Actually (and more seriously) this time Mum is ready to move on, so boxes are being sorted far more toughly. it's slow and it's hard work, but we're getting somewhere. Right now that 'somewhere' is very messy, but there's less material hidden in odd interstices of house. We will all be comfortable again.
gillpolack: (Default)
There won't be time for me to post tomorrow. Two graves will be consecrated and two family get-togethers and no doubt there will be drama and melodrama untellable (because it's private unless I am the guilty party, sorry), so I thought I'd report in now.
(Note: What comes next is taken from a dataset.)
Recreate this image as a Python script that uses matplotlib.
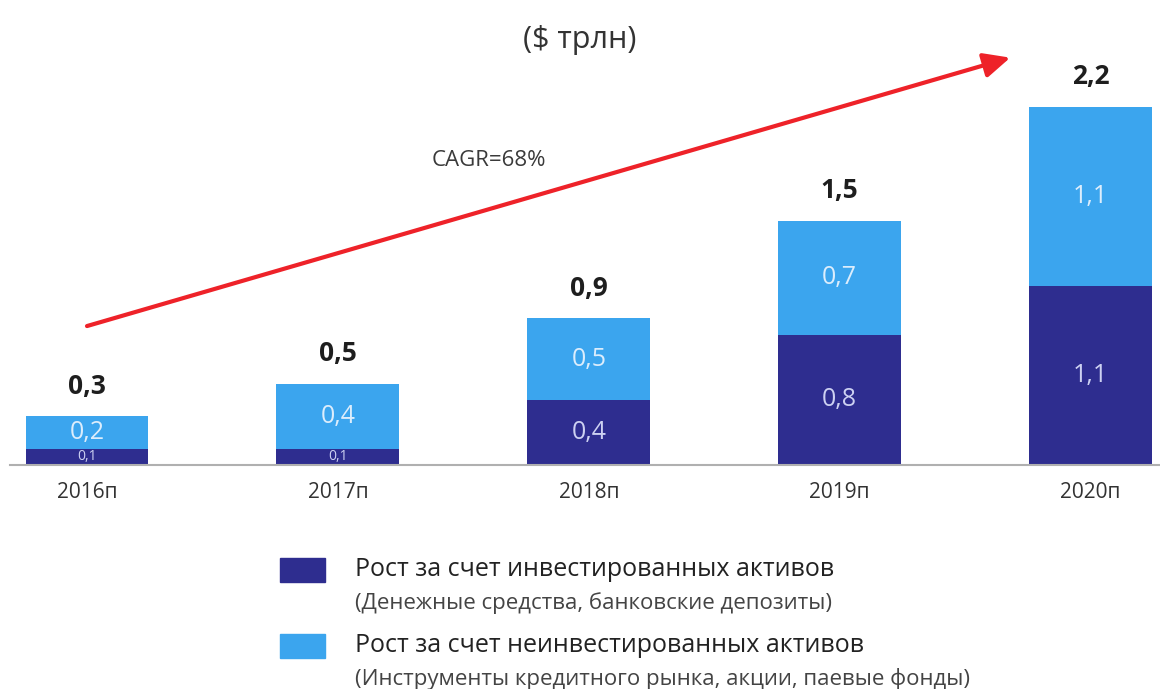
import matplotlib.pyplot as plt

# Data: growth of assets, $ trillion
years = ['2016п', '2017п', '2018п', '2019п', '2020п']
invested = [0.1, 0.1, 0.4, 0.8, 1.1]
uninvested = [0.2, 0.4, 0.5, 0.7, 1.1]
totals = [0.3, 0.5, 0.9, 1.5, 2.2]
cagr_label = 'CAGR=68%'

legend_titles = ['Рост за счет инвестированных активов',
                 'Рост за счет неинвестированных активов']
legend_notes = ['(Денежные средства, банковские депозиты)',
                '(Инструменты кредитного рынка, акции, паевые фонды)']

dark = '#2e2d8f'
light = '#3ba5ee'
plt.rcParams['font.family'] = ['Open Sans', 'DejaVu Sans']

fig = plt.figure(figsize=(11.6, 6.89), dpi=100)
ax = fig.add_axes([0.0086, 0.325, 0.991, 0.615])

x = list(range(len(years)))
ax.bar(x, invested, width=0.49, color=dark)
ax.bar(x, uninvested, width=0.49, bottom=invested, color=light)

def fmt(v):
    return f'{v:.1f}'.replace('.', ',')

for i in x:
    small = invested[i] < 0.2
    ax.text(i, invested[i] / 2, fmt(invested[i]), ha='center', va='center',
            color='#cdd1f2', fontsize=10 if small else 18)
    ax.text(i, invested[i] + uninvested[i] / 2, fmt(uninvested[i]),
            ha='center', va='center', color='#dcedfc', fontsize=18)
    ax.text(i, totals[i] + 0.1, fmt(totals[i]), ha='center', va='bottom',
            color='#1e1e1e', fontsize=19, fontweight='bold')

# growth trend arrow
ax.annotate('', xy=(3.68, 2.5), xytext=(0, 0.853),
            arrowprops=dict(arrowstyle='-|>,head_length=1.6,head_width=0.75',
                            color='#ee2229', lw=3, shrinkA=0, shrinkB=0))
ax.text(1.6, 1.87, cagr_label, ha='center', va='center', color='#3a3a3a',
        fontsize=16)

ax.set_xlim(-0.307, 4.275)
ax.set_ylim(0, 2.6)
ax.set_xticks(x)
ax.set_xticklabels(years, fontsize=15, color='#333333')
ax.tick_params(axis='x', length=0, pad=12)
ax.set_yticks([])
for side in ['top', 'right', 'left']:
    ax.spines[side].set_visible(False)
ax.spines['bottom'].set_color('#b0b0b0')
ax.spines['bottom'].set_linewidth(1.5)

fig.text(0.5, 0.942, '($ трлн)', ha='center', va='center', fontsize=22,
         color='#333333')

# legend drawn by hand: coloured square, title and note
for k, (col, title, note) in enumerate(zip([dark, light], legend_titles, legend_notes)):
    top = 558 + 76 * k
    fig.patches.append(plt.Rectangle((280 / 1160, 1 - (top + 24) / 689),
                                     45 / 1160, 24 / 689,
                                     transform=fig.transFigure, color=col))
    fig.text(355 / 1160, 1 - (top + 12) / 689, title, ha='left', va='center',
             fontsize=18, color='#222222')
    fig.text(355 / 1160, 1 - (top + 45) / 689, note, ha='left', va='center',
             fontsize=16, color='#444444')

fig.savefig('out.png', dpi=100, facecolor='white')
Mum and I have sorted bookshelves and basically got the big room upstairs (as opposed to the less-big room upstairs) into order. We discovered just how many different German dictionaries and Polish dictionaries and Italian dictionaries a father can have. Also about a dozen other languages. They're now rationalised, and so are the bookshelves. Not finished, but much, much better. I'm sitting in the rationalised room now, and a cool evening breeze is blowing through it, surprised at all the space. Breezes were stymied by the bookshelves and computers and desks until now.

We have cleared a lot of things. The cat now peeks his head cautiously up the top stair and checks for the vaccuum cleaner before committing to visit us. He also insists on me escorting him to the laundry before he'll eat. Toby will settle down after all this is over. It's a pretty stressful time, after all. (I don't think feeding codeine to Mum's gentleman cat would calm him,alas - it doesn't calm me, either, but it makes the pain levels tolerable. i suspect I shall improve when this is all over and life is back to normal.)

Sorting through the odds and ends of three lives (2 fathers and a grandmother) is wonderful in some ways, but it's also very distressing. I'm both glad I'm here and hoping it will be over soon. Sometimes I discover awesome things (like that I had a beautiful moment as a child - it makes me reassess why I dislike my looks and body so intensely) but sometimes it's the stuff of nightmares. And yes, there are nightmares when I sleep. But if I don't face things, I don't deal with them.

My big discovery is an old one. More a rediscovery. I'm very, very fortunate in my mother. She's a rather wonderful lady. I'm going to keep her company while she watches TV, if you'll excuse me.